To personalise at Level 2 and above, you need structured data on each contact: industry, company size, geography, role, and ideally some form of engagement history or contextual information. This is where the prospect database work I've written about throughout the year connects directly to campaign performance.

Every hour spent enriching your contact data pays back in campaign performance. An email that references the recipient's industry and location converts at a higher rate than one that doesn't. An email that references a specific company challenge converts higher still. The data makes the personalisation possible. Without it, you're guessing.

Practical Personalisation at Scale

The question I get most often is: "How do you personalise for 5,000 contacts without spending months writing individual emails?"

The answer is segment-based personalisation. You don't write 5,000 individual emails. You write 8 to 12 segment-specific versions and map each contact to the most relevant version.

Segment by industry (3 to 5 variants), then by company size or geography (2 to 3 sub-variants per industry). A campaign targeting 5,000 contacts across manufacturing, professional services, and technology, split by company size, might require 9 to 12 email variants. Each one takes 20 to 30 minutes to write. That's a day of work for a campaign that feels individually relevant to every recipient.

Within each variant, use merge fields for the truly individual data: name, company, and any other contact-specific field. The combination of segment-level personalisation and contact-level merge fields creates an email that feels personal without requiring personal-level writing effort.
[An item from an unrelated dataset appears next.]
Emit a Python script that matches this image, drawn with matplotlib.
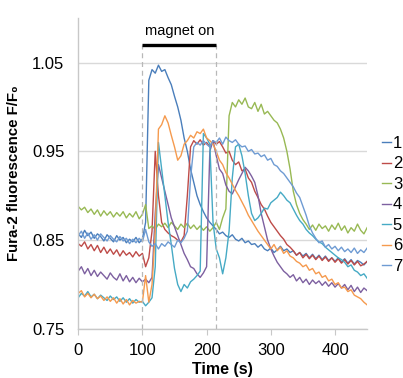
import numpy as np
import matplotlib
matplotlib.use('Agg')
import matplotlib.pyplot as plt

plt.rcParams['font.family'] = ['Liberation Sans', 'DejaVu Sans']

# time axis, one reading every 5 s
time_s = np.arange(0, 451, 5)

s1 = [0.857, 0.853, 0.861, 0.855, 0.859, 0.852, 0.857, 0.854, 0.849, 0.856,
      0.852, 0.848, 0.855, 0.850, 0.853, 0.847, 0.851, 0.848, 0.853, 0.847,
      0.851, 0.870, 1.030, 1.042, 1.038, 1.047, 1.040, 1.042, 1.033, 1.025,
      1.012, 1.000, 0.985, 0.965, 0.950, 0.930, 0.915, 0.900, 0.890, 0.882,
      0.875, 0.870, 0.866, 0.862, 0.857, 0.859, 0.855, 0.853, 0.856, 0.851,
      0.849, 0.852, 0.847, 0.849, 0.845, 0.846, 0.842, 0.845, 0.840, 0.838,
      0.841, 0.836, 0.839, 0.843, 0.838, 0.840, 0.836, 0.838, 0.833, 0.836,
      0.832, 0.835, 0.830, 0.834, 0.829, 0.833, 0.828, 0.832, 0.827, 0.830,
      0.826, 0.830, 0.825, 0.829, 0.824, 0.828, 0.823, 0.827, 0.825, 0.822,
      0.826]
s2 = [0.846, 0.843, 0.848, 0.840, 0.845, 0.838, 0.844, 0.836, 0.842, 0.835,
      0.840, 0.834, 0.839, 0.832, 0.838, 0.833, 0.836, 0.831, 0.837, 0.832,
      0.835, 0.820, 0.830, 0.860, 0.950, 0.900, 0.870, 0.862, 0.858, 0.855,
      0.853, 0.850, 0.848, 0.855, 0.900, 0.955, 0.962, 0.958, 0.963, 0.957,
      0.960, 0.955, 0.962, 0.958, 0.961, 0.955, 0.948, 0.950, 0.940, 0.935,
      0.938, 0.928, 0.930, 0.920, 0.915, 0.905, 0.898, 0.890, 0.885, 0.877,
      0.870, 0.865, 0.860, 0.855, 0.851, 0.845, 0.842, 0.838, 0.833, 0.836,
      0.830, 0.834, 0.829, 0.833, 0.828, 0.832, 0.827, 0.831, 0.826, 0.830,
      0.825, 0.829, 0.824, 0.828, 0.823, 0.827, 0.822, 0.826, 0.821, 0.823,
      0.826]
s3 = [0.888, 0.884, 0.887, 0.881, 0.885, 0.879, 0.884, 0.877, 0.883, 0.878,
      0.882, 0.876, 0.881, 0.877, 0.882, 0.875, 0.880, 0.876, 0.882, 0.874,
      0.879, 0.890, 0.863, 0.866, 0.862, 0.868, 0.865, 0.869, 0.864, 0.870,
      0.866, 0.862, 0.868, 0.864, 0.869, 0.863, 0.867, 0.862, 0.866, 0.861,
      0.865, 0.860, 0.864, 0.870, 0.862, 0.875, 0.885, 0.990, 1.005, 1.000,
      1.008, 1.003, 1.010, 1.000, 0.998, 1.005, 0.995, 1.003, 0.992, 0.995,
      0.990, 0.985, 0.982, 0.975, 0.965, 0.950, 0.930, 0.905, 0.890, 0.880,
      0.873, 0.868, 0.862, 0.867, 0.861, 0.868, 0.863, 0.866, 0.860, 0.867,
      0.862, 0.869, 0.861, 0.866, 0.858, 0.864, 0.860, 0.868, 0.861, 0.857,
      0.864]
s4 = [0.815, 0.820, 0.812, 0.818, 0.810, 0.816, 0.809, 0.814, 0.810, 0.806,
      0.813, 0.808, 0.805, 0.812, 0.804, 0.810, 0.803, 0.808, 0.802, 0.807,
      0.803, 0.806, 0.802, 0.808, 0.880, 0.935, 0.920, 0.905, 0.890, 0.875,
      0.865, 0.855, 0.845, 0.835, 0.828, 0.820, 0.818, 0.812, 0.808, 0.813,
      0.820, 0.950, 0.962, 0.945, 0.930, 0.925, 0.912, 0.905, 0.902, 0.910,
      0.918, 0.925, 0.932, 0.928, 0.922, 0.915, 0.900, 0.880, 0.865, 0.850,
      0.840, 0.832, 0.825, 0.820, 0.815, 0.812, 0.808, 0.811, 0.804, 0.808,
      0.802, 0.806, 0.800, 0.805, 0.801, 0.804, 0.799, 0.803, 0.798, 0.802,
      0.797, 0.801, 0.796, 0.800, 0.794, 0.799, 0.792, 0.797, 0.791, 0.796,
      0.793]
s5 = [0.785, 0.790, 0.787, 0.792, 0.786, 0.789, 0.784, 0.788, 0.785, 0.782,
      0.787, 0.783, 0.786, 0.781, 0.785, 0.780, 0.784, 0.779, 0.783, 0.780,
      0.781, 0.776, 0.780, 0.785, 0.820, 0.960, 0.930, 0.900, 0.870, 0.845,
      0.818, 0.800, 0.792, 0.800, 0.796, 0.803, 0.806, 0.810, 0.815, 0.970,
      0.965, 0.958, 0.870, 0.840, 0.830, 0.812, 0.830, 0.860, 0.920, 0.955,
      0.958, 0.945, 0.925, 0.900, 0.880, 0.872, 0.875, 0.880, 0.886, 0.885,
      0.892, 0.895, 0.898, 0.904, 0.900, 0.895, 0.892, 0.885, 0.878, 0.872,
      0.868, 0.862, 0.858, 0.855, 0.851, 0.848, 0.846, 0.842, 0.839, 0.836,
      0.833, 0.830, 0.828, 0.825, 0.820, 0.822, 0.816, 0.814, 0.810, 0.812,
      0.807]
s6 = [0.790, 0.793, 0.786, 0.790, 0.785, 0.789, 0.784, 0.787, 0.782, 0.786,
      0.781, 0.785, 0.779, 0.784, 0.778, 0.783, 0.777, 0.782, 0.779, 0.781,
      0.780, 0.810, 0.780, 0.800, 0.860, 0.975, 0.980, 0.990, 0.982, 0.968,
      0.955, 0.940, 0.945, 0.958, 0.962, 0.968, 0.965, 0.972, 0.970, 0.975,
      0.965, 0.962, 0.958, 0.950, 0.940, 0.935, 0.926, 0.920, 0.913, 0.906,
      0.900, 0.893, 0.886, 0.878, 0.872, 0.866, 0.860, 0.855, 0.850, 0.845,
      0.840, 0.845, 0.838, 0.842, 0.835, 0.838, 0.832, 0.830, 0.826, 0.824,
      0.820, 0.822, 0.816, 0.818, 0.812, 0.814, 0.808, 0.810, 0.804, 0.806,
      0.800, 0.802, 0.796, 0.797, 0.792, 0.794, 0.788, 0.786, 0.784, 0.780,
      0.777]
s7 = [0.855, 0.860, 0.852, 0.858, 0.851, 0.856, 0.850, 0.857, 0.853, 0.849,
      0.855, 0.851, 0.848, 0.854, 0.849, 0.852, 0.846, 0.851, 0.847, 0.852,
      0.848, 0.862, 0.848, 0.843, 0.846, 0.840, 0.846, 0.843, 0.848, 0.845,
      0.842, 0.850, 0.847, 0.852, 0.860, 0.920, 0.955, 0.960, 0.957, 0.962,
      0.958, 0.955, 0.962, 0.960, 0.965, 0.958, 0.966, 0.962, 0.960, 0.963,
      0.958, 0.955, 0.956, 0.950, 0.952, 0.947, 0.948, 0.944, 0.946, 0.940,
      0.942, 0.935, 0.933, 0.928, 0.925, 0.920, 0.915, 0.910, 0.903, 0.898,
      0.888, 0.878, 0.866, 0.858, 0.852, 0.847, 0.849, 0.842, 0.845, 0.840,
      0.843, 0.838, 0.842, 0.837, 0.840, 0.836, 0.841, 0.835, 0.839, 0.836,
      0.841]

series = [s1, s2, s3, s4, s5, s6, s7]
labels = ['1', '2', '3', '4', '5', '6', '7']
colors = ['#4A7EBB', '#BE4B48', '#98B954', '#7D60A0', '#46AAC5', '#F59A4E', '#6E9BD3']

magnet_on = 100
magnet_off = 215

fig = plt.figure(figsize=(4.03, 3.78), dpi=100)
ax = fig.add_axes([0.194, 0.130, 0.717, 0.822])

for vals, lab, c in zip(series, labels, colors):
    ax.plot(time_s, vals, color=c, lw=1.0, label=lab)

ax.set_xlim(0, 450)
ax.set_ylim(0.75, 1.10)
ax.set_xticks([0, 100, 200, 300, 400])
ax.set_yticks([0.75, 0.85, 0.95, 1.05])
ax.set_yticklabels(['0.75', '0.85', '0.95', '1.05'])
ax.yaxis.grid(True, color='#d9d9d9', lw=1.0)
ax.set_axisbelow(True)

for s in ['top', 'right']:
    ax.spines[s].set_visible(False)
for s in ['left', 'bottom']:
    ax.spines[s].set_color('#c8c8c8')
    ax.spines[s].set_linewidth(1.0)

ax.tick_params(axis='y', length=0, pad=10, labelsize=12)
ax.tick_params(axis='x', length=4, color='#c8c8c8', pad=6, labelsize=12)

# magnet window
for tx in [magnet_on, magnet_off]:
    ax.plot([tx, tx], [0.75, 1.07], color='#b8b8b8', lw=0.9, ls=(0, (4, 3)), clip_on=False)
ax.plot([magnet_on, magnet_off], [1.07, 1.07], color='black', lw=2.4, solid_capstyle='butt', clip_on=False)
ax.text((magnet_on + magnet_off) / 2, 1.078, 'magnet on', ha='center', va='bottom', fontsize=10.5)

ax.set_xlabel('Time (s)', fontsize=11.5, fontweight='bold', labelpad=3)
ax.set_ylabel('Fura-2 fluorescence F/F\u2080', fontsize=10.8, fontweight='bold', labelpad=8)

leg = fig.legend(loc='center left', bbox_to_anchor=(0.948, 0.458), frameon=False,
                 fontsize=12, handlelength=0.55, handletextpad=0.1, labelspacing=0.33,
                 borderpad=0, borderaxespad=0)

fig.savefig('out.png', dpi=100)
What Personalisation Sounds Like

Here's the difference in practice.

Generic: "Many businesses are looking to reduce their operational costs in Q4. We can help."
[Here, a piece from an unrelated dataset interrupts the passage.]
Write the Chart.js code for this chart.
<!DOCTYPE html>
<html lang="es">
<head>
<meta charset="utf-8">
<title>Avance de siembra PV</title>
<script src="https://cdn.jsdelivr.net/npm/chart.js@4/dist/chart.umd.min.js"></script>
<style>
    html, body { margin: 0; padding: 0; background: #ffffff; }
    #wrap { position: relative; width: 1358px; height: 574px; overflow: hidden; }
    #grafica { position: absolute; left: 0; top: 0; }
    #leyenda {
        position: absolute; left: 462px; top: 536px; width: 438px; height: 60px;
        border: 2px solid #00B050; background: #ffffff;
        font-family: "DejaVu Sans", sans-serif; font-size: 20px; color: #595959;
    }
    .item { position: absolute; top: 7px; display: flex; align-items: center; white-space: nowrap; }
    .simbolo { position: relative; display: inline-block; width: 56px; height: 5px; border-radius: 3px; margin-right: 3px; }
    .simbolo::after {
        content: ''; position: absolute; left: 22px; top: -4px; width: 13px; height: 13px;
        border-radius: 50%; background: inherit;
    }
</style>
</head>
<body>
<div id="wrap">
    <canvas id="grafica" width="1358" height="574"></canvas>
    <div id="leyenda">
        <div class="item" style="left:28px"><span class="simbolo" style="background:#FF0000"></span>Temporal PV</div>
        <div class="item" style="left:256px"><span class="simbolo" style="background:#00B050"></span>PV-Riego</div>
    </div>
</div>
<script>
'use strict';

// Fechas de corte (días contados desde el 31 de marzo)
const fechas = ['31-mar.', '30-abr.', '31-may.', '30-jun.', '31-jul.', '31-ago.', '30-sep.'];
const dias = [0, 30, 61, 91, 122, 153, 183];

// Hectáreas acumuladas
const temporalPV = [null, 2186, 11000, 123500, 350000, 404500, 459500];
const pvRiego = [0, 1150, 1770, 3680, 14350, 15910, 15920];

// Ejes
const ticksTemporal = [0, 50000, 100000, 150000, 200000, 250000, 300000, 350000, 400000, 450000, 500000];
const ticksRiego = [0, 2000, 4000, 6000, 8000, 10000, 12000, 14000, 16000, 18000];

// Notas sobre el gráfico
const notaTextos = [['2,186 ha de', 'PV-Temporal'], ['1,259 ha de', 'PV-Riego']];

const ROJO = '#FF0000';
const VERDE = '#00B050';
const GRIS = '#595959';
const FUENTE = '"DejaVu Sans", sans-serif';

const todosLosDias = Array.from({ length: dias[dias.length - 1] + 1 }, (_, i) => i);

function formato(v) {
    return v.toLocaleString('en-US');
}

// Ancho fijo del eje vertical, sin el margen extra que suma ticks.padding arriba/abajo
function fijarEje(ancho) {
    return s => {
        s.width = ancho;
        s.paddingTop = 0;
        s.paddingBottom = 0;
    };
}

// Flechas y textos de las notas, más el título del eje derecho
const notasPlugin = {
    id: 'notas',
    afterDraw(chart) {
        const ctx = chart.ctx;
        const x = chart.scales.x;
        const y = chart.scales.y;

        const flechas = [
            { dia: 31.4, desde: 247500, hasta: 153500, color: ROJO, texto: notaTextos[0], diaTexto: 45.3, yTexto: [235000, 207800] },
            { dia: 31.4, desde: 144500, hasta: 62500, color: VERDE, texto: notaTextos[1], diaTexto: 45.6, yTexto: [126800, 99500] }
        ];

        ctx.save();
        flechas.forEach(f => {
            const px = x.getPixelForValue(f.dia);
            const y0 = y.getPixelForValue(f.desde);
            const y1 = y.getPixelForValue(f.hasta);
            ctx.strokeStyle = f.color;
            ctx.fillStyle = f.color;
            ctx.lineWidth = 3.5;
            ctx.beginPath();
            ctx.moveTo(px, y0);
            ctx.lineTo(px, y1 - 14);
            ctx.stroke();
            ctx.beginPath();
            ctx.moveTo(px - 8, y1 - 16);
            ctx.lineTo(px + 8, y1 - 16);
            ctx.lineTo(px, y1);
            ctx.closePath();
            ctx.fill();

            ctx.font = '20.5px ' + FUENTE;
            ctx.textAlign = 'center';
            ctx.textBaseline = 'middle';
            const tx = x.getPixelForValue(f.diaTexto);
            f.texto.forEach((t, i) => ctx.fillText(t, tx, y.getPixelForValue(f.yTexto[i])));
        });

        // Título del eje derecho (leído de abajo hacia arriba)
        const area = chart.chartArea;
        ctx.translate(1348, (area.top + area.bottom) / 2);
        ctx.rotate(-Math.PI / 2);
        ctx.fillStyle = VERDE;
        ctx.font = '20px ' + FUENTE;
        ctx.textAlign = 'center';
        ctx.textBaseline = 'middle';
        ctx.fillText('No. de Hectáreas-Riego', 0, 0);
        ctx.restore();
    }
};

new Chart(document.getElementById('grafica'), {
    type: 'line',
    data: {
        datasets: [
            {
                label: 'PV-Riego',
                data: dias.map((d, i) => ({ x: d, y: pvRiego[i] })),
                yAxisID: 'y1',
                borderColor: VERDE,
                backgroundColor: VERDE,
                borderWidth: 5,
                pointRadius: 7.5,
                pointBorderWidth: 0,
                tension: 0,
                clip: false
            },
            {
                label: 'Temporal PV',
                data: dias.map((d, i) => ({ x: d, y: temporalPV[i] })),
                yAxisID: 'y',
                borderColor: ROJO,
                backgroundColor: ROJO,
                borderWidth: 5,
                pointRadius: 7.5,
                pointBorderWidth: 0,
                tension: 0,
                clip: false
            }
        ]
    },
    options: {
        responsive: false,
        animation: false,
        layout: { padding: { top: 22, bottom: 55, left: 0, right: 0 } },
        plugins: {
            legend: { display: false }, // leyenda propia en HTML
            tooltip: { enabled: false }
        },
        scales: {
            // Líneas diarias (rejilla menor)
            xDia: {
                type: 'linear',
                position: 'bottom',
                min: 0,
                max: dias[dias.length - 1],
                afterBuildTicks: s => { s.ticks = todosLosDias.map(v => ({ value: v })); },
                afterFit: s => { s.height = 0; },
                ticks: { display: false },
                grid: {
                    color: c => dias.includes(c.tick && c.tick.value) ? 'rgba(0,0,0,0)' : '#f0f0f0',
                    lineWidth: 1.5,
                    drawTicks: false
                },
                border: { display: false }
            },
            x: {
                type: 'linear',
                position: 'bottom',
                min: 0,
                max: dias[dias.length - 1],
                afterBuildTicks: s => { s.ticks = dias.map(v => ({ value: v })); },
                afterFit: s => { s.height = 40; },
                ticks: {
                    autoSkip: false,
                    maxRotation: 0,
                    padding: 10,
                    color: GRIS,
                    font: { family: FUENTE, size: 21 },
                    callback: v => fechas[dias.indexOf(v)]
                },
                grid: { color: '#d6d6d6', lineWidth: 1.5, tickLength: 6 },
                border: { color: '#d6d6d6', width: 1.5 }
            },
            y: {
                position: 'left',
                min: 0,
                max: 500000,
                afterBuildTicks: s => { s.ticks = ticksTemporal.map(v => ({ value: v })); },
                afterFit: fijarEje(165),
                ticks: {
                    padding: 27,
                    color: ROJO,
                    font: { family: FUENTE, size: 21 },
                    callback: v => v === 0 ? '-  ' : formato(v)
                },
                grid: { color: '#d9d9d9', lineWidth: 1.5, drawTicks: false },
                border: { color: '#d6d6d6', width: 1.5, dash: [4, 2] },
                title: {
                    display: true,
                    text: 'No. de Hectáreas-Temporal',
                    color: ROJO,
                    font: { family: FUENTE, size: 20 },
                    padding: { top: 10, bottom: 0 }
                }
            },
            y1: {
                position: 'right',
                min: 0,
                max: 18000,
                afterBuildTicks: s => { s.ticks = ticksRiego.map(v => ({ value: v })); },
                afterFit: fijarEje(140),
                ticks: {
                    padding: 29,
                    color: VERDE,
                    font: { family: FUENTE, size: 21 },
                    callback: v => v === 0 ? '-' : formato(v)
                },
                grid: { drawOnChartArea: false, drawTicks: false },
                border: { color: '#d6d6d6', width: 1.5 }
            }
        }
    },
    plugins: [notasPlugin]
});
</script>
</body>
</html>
Industry-personalised: "Legal firms across the South East are facing pressure to reduce operational costs while maintaining compliance standards. The firms we work with have found that print management is one of the quickest wins."

Company-personalised: "I noticed Blackstone Solicitors recently opened a second office in Reading. Managing print costs across multiple sites is one of the challenges our clients in the legal sector deal with most frequently."

Each level adds effort. Each level adds response rate. The business decision is where on that spectrum the ROI peaks for your specific campaign and audience.

The Mistake to Avoid

Over-personalisation is real and it's creepy. Referencing something that feels too private, too specific, or too surveillance-like backfires badly. "I saw you were in Waitrose on Tuesday" is personalisation in the technical sense, but it's obviously inappropriate.

In B2B, the line is usually around information that the person has made publicly available versus information that feels like it was obtained through monitoring. A LinkedIn post they published is fair game. Their browsing history on your website is not something to reference directly. The company they work for and their role is fine. Their salary, their commute, or their personal life is not.

The test: if the person asked "how did you know that?" would the answer feel normal or uncomfortable? "I saw it on your company website" is fine. "Our tracking pixel identified you as a visitor" is not a conversation starter.

Start With What You Have

If your contact data is thin, start where you are. Even basic industry segmentation, splitting your list by sector and writing a version for each, is a meaningful improvement over one-size-fits-all.

Then invest in enriching your data over time. Add industry fields. Add geography. Add company size indicators. Each additional data point enables another layer of personalisation.

Personalisation isn't a switch you flip. It's a muscle you build. Every campaign that's slightly more personalised than the last one moves the needle. Start now, start where you are, and improve with each send.